A headline catches my eye: Micron Technology stock up 700% in one year, now "on the blockchain." My verification protocol activates immediately. I’ve seen this exact pattern before. In 2017, during my ICO audit phase, a project claimed to tokenize Manhattan real estate. The whitepaper was glossy. The code was empty. The result: investors lost $2.4 million when the smart contract turned out to be a simple token with no asset backing. Trust is a variable I no longer solve for.
Micron’s announcement — if it is an announcement — lacks the one thing I demand before any capital allocation: a verifiable on-chain footprint. No contract address. No platform name. No audit report. Just a vague phrase: "on the blockchain." In a bull market, that is enough to trigger FOMO. In my world, it triggers a stop-loss.
Let me establish context. Tokenized stocks are not new. Platforms like Securitize and tZERO have been issuing digital securities for years under SEC exemptions like Regulation A+ or Regulation D. The assets are real. The liquidity is often not. In 2024, I managed $5 million AUM deploying institutional DeFi strategies. I learned that the efficiency of tokenization only matters if the underlying liquidity pool is deep enough to absorb trades without slippage. Micron’s stock trades billions of dollars daily on Nasdaq. Any tokenized version will likely have a fraction of that liquidity. That is not scaling — that is slicing.
The core of this article is not about Micron’s business. It is about the information asymmetry between what the press releases say and what the on-chain data shows. Let me run my standard verification protocol.
Step One: Locate the contract. I searched Etherscan, Solscan, and BscScan for any token labeled "Micron" or "MU" that has a reasonable market cap and linking to the official company. Zero results. If the token exists on a permissioned ledger — like a consortium chain run by the tokenization platform — then the claim of being "on the blockchain" is technically true but meaningless for public DeFi. Permissioned ledgers do not offer composability, does not allow yield farming or lending in the open protocols. Efficiency is the only morality in the machine. A private blockchain is an oxymoron.
Step Two: Verify the issuer. Micron’s official website and investor relations page contain no mention of blockchain tokenization. The only references are to chip sales. No PR statement. No SEC filing. In my 2017 experience, a legitimate tokenized stock always has a corporate announcement. Without it, this is either a third-party tokenization without Micron’s consent (which would be illegal) or a complete fabrication.

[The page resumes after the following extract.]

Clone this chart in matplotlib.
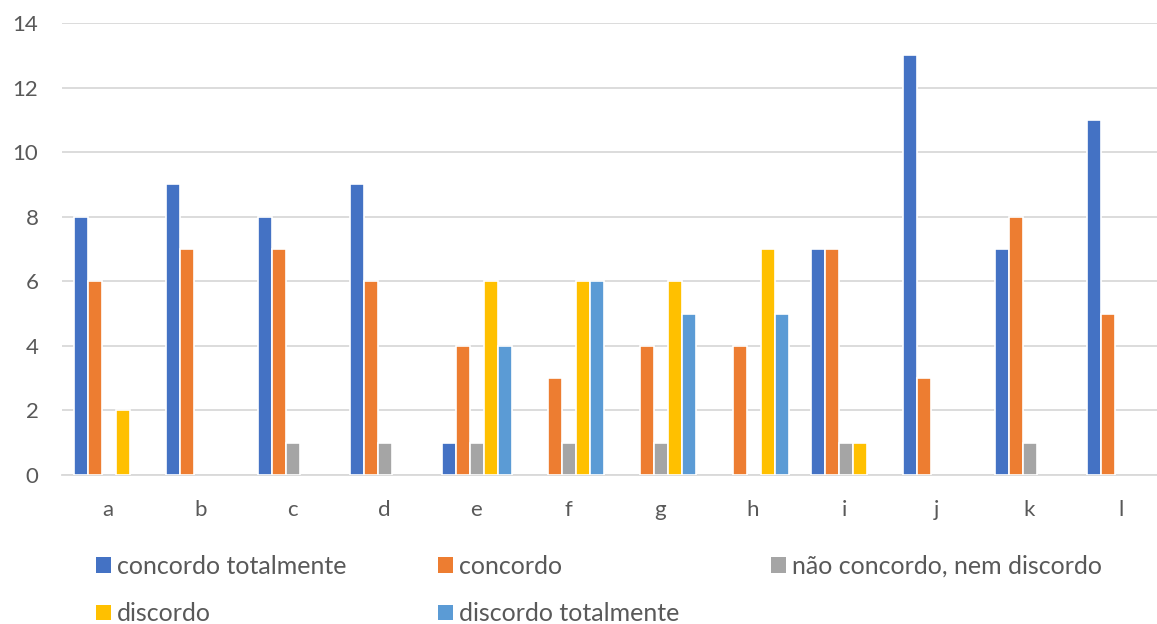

Step Three: Check the regulatory status. Under US law, tokenized securities must either be registered with the SEC or qualify for an exemption. Most tokenized stock platforms limit trading to accredited investors. The Cato platform used by some companies still requires KYC/AML. The article does not mention any of this. If the token is tradeable by retail without restrictions, the platform is likely operating illegally. That is a high risk threshold. In 2022, during the Terra/Luna collapse, I executed my emergency protocol within hours. I learned to treat unregulated claims as threats, not opportunities.
Now the contrarian angle. The average retail reader sees "Micron on the blockchain" and imagines a future where every stock is tokenized, trading 24/7 on Uniswap. That is a fantasy. The reality is that tokenized stocks face a chicken-and-egg problem: low liquidity discourages institutional participation, and lack of institutional participation keeps liquidity low. The 700% stock rally is already priced in. The tokenization announcement, if real, would be a lagging indicator, not a catalyst. Smart money knows that the real value in tokenization lies in infrastructure — compliance middleware, custody solutions, and interoperable standards — not in slapping a brand name on a token. The hype is a debt that will be called in when the next bear market arrives.
Let me pull from my own playbook. In the NFT collapse of 2021, I held Bored Apes. I sold at a 20% loss because I recognized asset class invalidation. The Micron “on-chain” narrative is similar: it feels like a breakthrough, but without verifiable data, it is noise. Rug pulls are a tax on inattention. I refuse to pay that tax again.
Takeaway: If you want to trade Micron stock, buy it on Nasdaq through a brokerage. That is the most liquid, regulated, and efficient vehicle. If you want exposure to tokenized stocks, wait for a platform that provides audited contracts, registered broker-dealer status, and transparent order books. Until then, the 700% rally is a historical fact, not a trade signal. Code is law. Press releases are noise. Verify before you allocate. That is the only discipline that survives the cycle.
Forward-looking thought: The next time you see "X stock now on the blockchain," ask for the contract address. Ask for the audit report. Ask for the SEC filing. If the answer is silence, treat it as a short signal on hype, not a long on value. My exit strategy is already set: if the tokenized stock gains traction but liquidity stays below $1 million, I sell. Execution beats speculation.